Livingstone dismisses past attempts to get people to move out of London, talking instead of “the need to embark on a policy of denser and taller office development” and the public transport network required to serve them.

There have been noticeable improvements in the bus service since he took office – the man once known as Red Ken for his leftwing policies boasts three new buses hit the capital’s streets every day.

Quality of life for many Londoners is low. In a recent survey, human resources consultancy William M. Mercer rated London the second dirtiest capital in the European Union after Athens.

Traffic congestion and waste disposal were the culprits, the consultancy found. London was grimier than all the major U.S. cities, with the exception of New York.

And the differences between the rich and the poor parts of the city are stark by E.U. standards. The wealthy reside in well-swept tree-lined streets near large parks. The poor live in endless Victorian terraced housing, the pavements broken and litter-strewn. Heavy traffic thunders past.

“The gulf between very poor and super-affluent at times seems unbridgeable,” the new Lonely Planet tourist guide remarks.

Livingstone aims to change this. “Ken at work,” Londoners say when they see the constant roadworks to create bus and cycle lanes and pedestrian crossings.

Nevertheless, using the public transport system is an “exhausting, debasing grind”, according to Lonely Planet.

Next year a five pound (seven dollar) daily congestion charge will be imposed on all motorists entering central London. Opinion is mixed on whether it will work, but Red Ken is undeterred by the doomsayers.

One of his more ambitious schemes is to pedestrianize the north side of Trafalgar Square. This large square, a gathering place for London’s many political demonstrations and for pigeon-feeding tourists, is currently a bleak island surrounded by a sea of traffic.

Livingstone has a dream of a more congenial and pedestrian- friendly future. But he also aims to keep business onside, going out of his way to woo London’s key financial district.

Business and financial services, located largely in the central area, have created nearly 650,000 jobs since 1973 and are expected to bring in 400,000 more by 2016, whereas manufacturing, scattered across the metropolis, has lost about 620,000 since 1973.
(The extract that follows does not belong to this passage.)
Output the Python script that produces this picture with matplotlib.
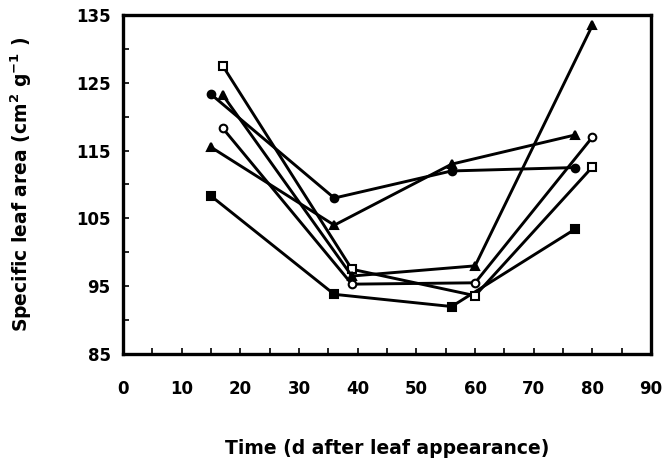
import matplotlib
matplotlib.use("Agg")
import matplotlib.pyplot as plt
from matplotlib.ticker import MultipleLocator

plt.rcParams['font.family'] = ['DejaVu Sans']
plt.rcParams['mathtext.fontset'] = 'dejavusans'
plt.rcParams['mathtext.default'] = 'regular'

# Sampling days (d after leaf appearance)
days_early = [15, 36, 56, 77]
days_late = [17, 39, 60, 80]

# Specific leaf area (cm2 g-1) per series
sla_filled_circle = [123.3, 108.0, 112.0, 112.5]
sla_filled_triangle = [115.5, 104.0, 113.0, 117.3]
sla_filled_square = [108.3, 93.8, 92.0, 103.4]
sla_open_square = [127.5, 97.5, 93.6, 112.6]
sla_open_triangle = [123.2, 96.5, 98.0, 133.5]
sla_open_circle = [118.3, 95.3, 95.5, 117.0]

xticks = [0, 10, 20, 30, 40, 50, 60, 70, 80, 90]
yticks = [85, 95, 105, 115, 125, 135]

fig = plt.figure(figsize=(6.66, 4.62), dpi=100)
ax = fig.add_axes([0.1847, 0.2338, 0.793, 0.7337])

series = [
    (days_early, sla_filled_circle, 'o', 'black'),
    (days_early, sla_filled_triangle, '^', 'black'),
    (days_early, sla_filled_square, 's', 'black'),
    (days_late, sla_open_square, 's', 'white'),
    (days_late, sla_open_triangle, '^', 'black'),
    (days_late, sla_open_circle, 'o', 'white'),
]
for x, y, m, fc in series:
    ax.plot(x, y, color='black', lw=2.1, marker=m, markersize=5.5,
            markerfacecolor=fc, markeredgecolor='black', markeredgewidth=1.5,
            zorder=3)

ax.set_xlim(0, 90)
ax.set_ylim(85, 135)
ax.set_xticks(xticks)
ax.set_yticks(yticks)
ax.xaxis.set_minor_locator(MultipleLocator(5))
ax.yaxis.set_minor_locator(MultipleLocator(5))
ax.tick_params(which='both', direction='in', length=4, width=1.2,
               top=False, right=False)
ax.tick_params(axis='x', which='major', labelsize=12, pad=19)
ax.tick_params(axis='y', which='major', labelsize=12, pad=9)
for lab in ax.get_xticklabels() + ax.get_yticklabels():
    lab.set_fontweight('bold')
for s in ax.spines.values():
    s.set_linewidth(2.4)

ax.set_xlabel('Time (d after leaf appearance)', fontsize=13.5,
              fontweight='bold', labelpad=29)
ax.set_ylabel('Specific leaf area (cm$^{2}$ g$^{-1}$ )', fontsize=13.5,
              fontweight='bold', labelpad=30)

fig.savefig('out.png', dpi=100)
Livingstone is alive to the needs of the wealth creators, but knows he needs the backing of ordinary Londoners to win again in 2004. Investment in environmental improvement is a priority.

Crime is a growing problem for those who cannot escape to the suburbs at the end of the working day but live in one of the depressed inner-city boroughs.

The conservative Sunday Telegraph published figures this month showing stabbings and shootings were more common in the inner London borough of Hackney than in Johannesburg’s notorious Soweto township.

London has 26,000 police officers to New York’s 42,000, and its crime statistics give cause for concern.

Eric Pickles, a member of parliament for the Conservative Party, cited figures for November last year that showed nearly 13,000 violent offences, 5,000 robberies and 14 murders.

“Comparing the same period for the same offences in New York show a Londoner was five times more likely to be a victim of violent crime than a New Yorker,” he said. “It’s a sad day for this country.”

And the Lonely Planet guide painted a picture of London as a city of homeless people, yobs and racial bigots, with “police not always as colour-blind as people would like to believe”. But the tourists are unfazed. Bizarre pub hours, inflated prices and dingy surroundings fail to put them off this vital British city.

And the ethnic minorities are similarly undaunted. Illegal immigrants are pouring into Britain, most of them making for the capital.

Non-white ethnic minorities now make up 27 per cent of London’s population and will represent 31 per cent by 2011, according to Livingstone’s figures.